B. suggests that if we are unable to work endlessly for the movement, it is because we are not connected to our purpose. this suggests that what we -are- doing : caring for ourselves so that we can care for others, cleaning, cooking, crafting,  repairing, listening, teaching, recovering, is not movement work.

i certainly struggle with the loss of what feels like my life before i decided to live with children.
and i now can spot a mile off the lives and work of those that don't have dependants...it has, how do you say, a certain je ne sais quoi. a certain level of self absorption.
and while i might roll my eyes, i'd be lying if i didn't say i miss this.

but i also am aware that a degree of this new layer of loss and isolation i'm experiencing  is connected to the dominant, rooted in patriarchy idea that revolution isn't about raising children or helping each other with the mundane domestic task of surviving another day.
folks just always seem to have better things to do than help with someones kids, or just help someone.
and this is capitalism at work yeah? its a set up. there is not enough. not enough time/money/energy.
and revolution. well...it's THE thing.
but heres the thing, the front lines aren't linear. they aren't always dramatic. they
aren't -out-there-. they are everywhere, including the kitchen. including the bedtime story and the hands on love of being present for need.

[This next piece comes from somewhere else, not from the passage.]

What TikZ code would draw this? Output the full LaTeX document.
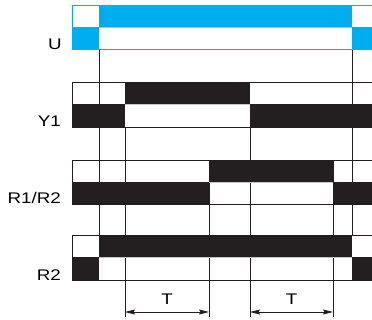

i'm learning to think less in terms of productivity, esp. since framing life that way will certainly end me, and think more in terms of sustaining...sustenance...support. this flies in the face of my lower class life that screams produce, keep the cards close or die. it challenges the ableism in my working class roots, the internalized high stakes drive to succeed. to avoid being trash. or criminal.

This ableism lives on in radical political movements. It pushes out us sick ones and blames us for it.

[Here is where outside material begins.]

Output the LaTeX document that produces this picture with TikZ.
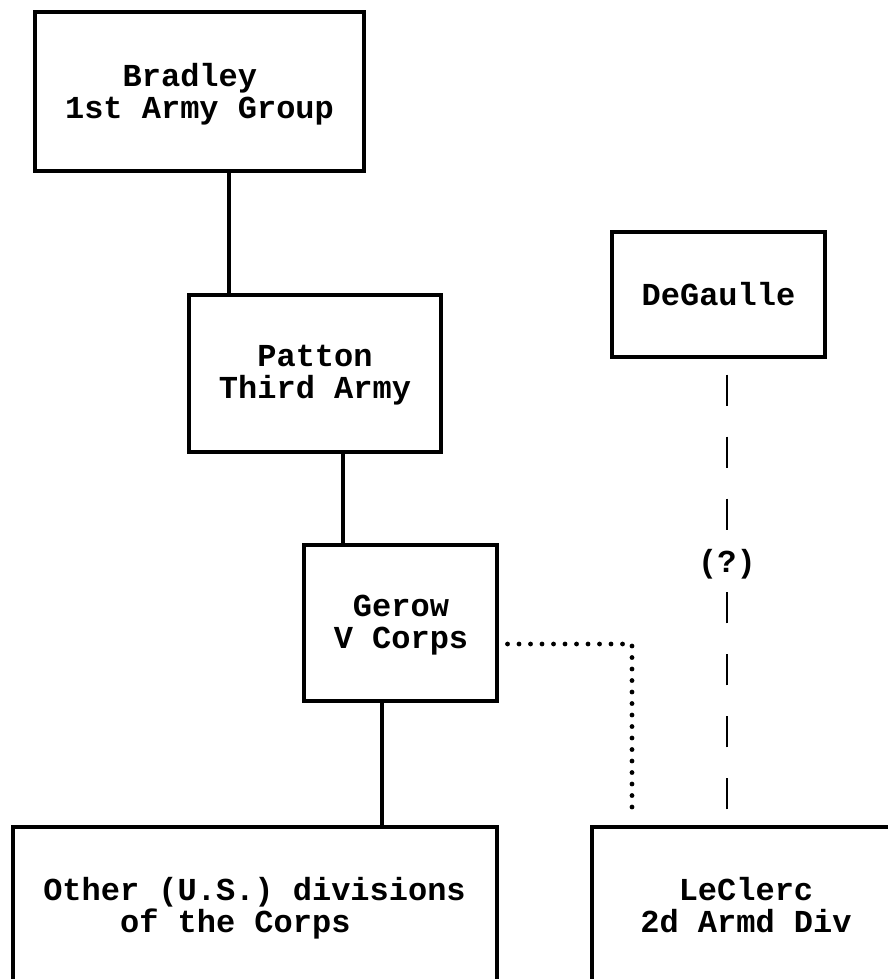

ableism is dangerous. swallowing eugenic poison.

i'm learning that self love, self care and community care go together, they twine effortlessly with raising community and revolution. that i am doing the work, even shadow watching, even dish washing, even heart beating, even now.





here's the links i mentioned earlier...enjoy. and a nod to all the brilliant conversation between crips that let me realize that there was a reason, a buncha reasons, why B. Loewes article was so upsetting.

http://www.brownstargirl.org/1/post/2012/10/for-badass-disability-justice-working-class-and-poor-lead-models-of-sustainable-hustling-for-liberation.html

https://www.facebook.com/notes/bruin-christopher/my-response-to-an-end-to-self-care/10152210543650232

http://midnightapothecary.blogspot.com/

http://organizingupgrade.com/index.php/modules-menu/community-care/item/737-care-is-the-core-of-change

http://www.spectraspeaks.com/2012/10/response-to-an-end-to-self-care-community-care-how-about-an-end-to-the-martyr-complex/

5 comments:

Susan said...

i have read this four times now and each time i am more grateful. thank you, aaron.

Anonymous said...

thank you deeply

Jif said...

This is a great piece. As someone with chronic health problems and multiple disabilities I really relate. The issue of collective self care and Audrey Lorde's legacy and call for radical self care has been really on my mind over the last month or so I've written about it a bit on my tumblr http://blackandchronic.tumblr.com/. Sending love and solidarity to you x

zora.raskin said...

Thank you so much writing this. I was almost to tears by the end of it. You so perfectly named what I have been trying to say for so long.

I am writing my own to response to End to Self Care for my blog and possibly an article a magazine named Tikkun later this month.

Would it be alright if I quoted this article (and cited it of course) for my piece?

aaron ambrose said...

yes, of course! I look forward to reading your work!